Qualcuno inserirebbe il suo nuovo libro nel contesto di quella che viene spesso chiamata ‘filosofia pop’. Che cosa pensa di questo fenomeno? Crede che la ‘ricerca della verità’ possa raggiungere le masse attraverso nuovi linguaggi e forme di espressione moderne?

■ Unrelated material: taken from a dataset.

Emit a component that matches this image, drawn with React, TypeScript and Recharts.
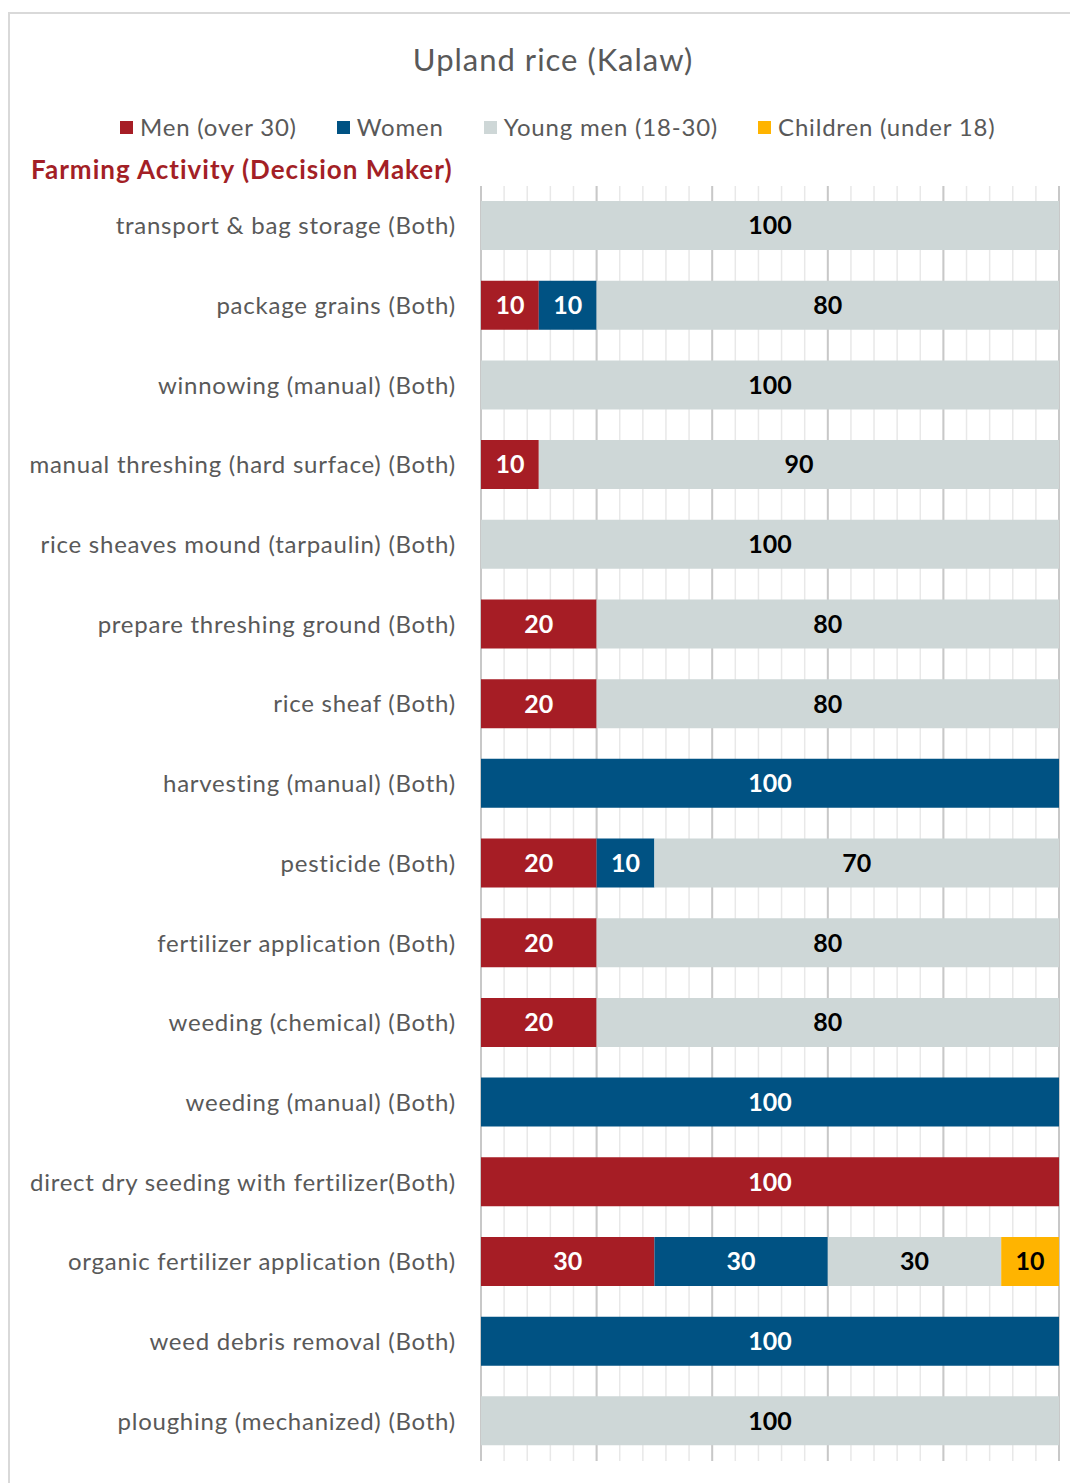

Il termine “masse” non mi piace, è una connotazione intrinsecamente negativa, preferirei parlare di “pubblico”, di curiosi o di studenti, di persone interessate in qualche modo alla cultura. Ora, è ovvio che se si vuole coinvolgere il pubblico bisogna trovare un terreno comune, e questo terreno è dato dalla vita quotidiana, cioè anche dal pop. Dunque ben vengano il pop e la divulgazione, purché non si cada nell’illusione di vederci qualcosa come una avanguardia filosofica. Non lo è, basti pensare che la frase di Warhol sul fatto che saremo tutti famosi per 15 minuti è diventata quasi un proverbio, un detto di saggezza popolare che si tramanda di padre in figlio, tanto è vero che era una delle tracce dei temi di maturità nel giugno scorso.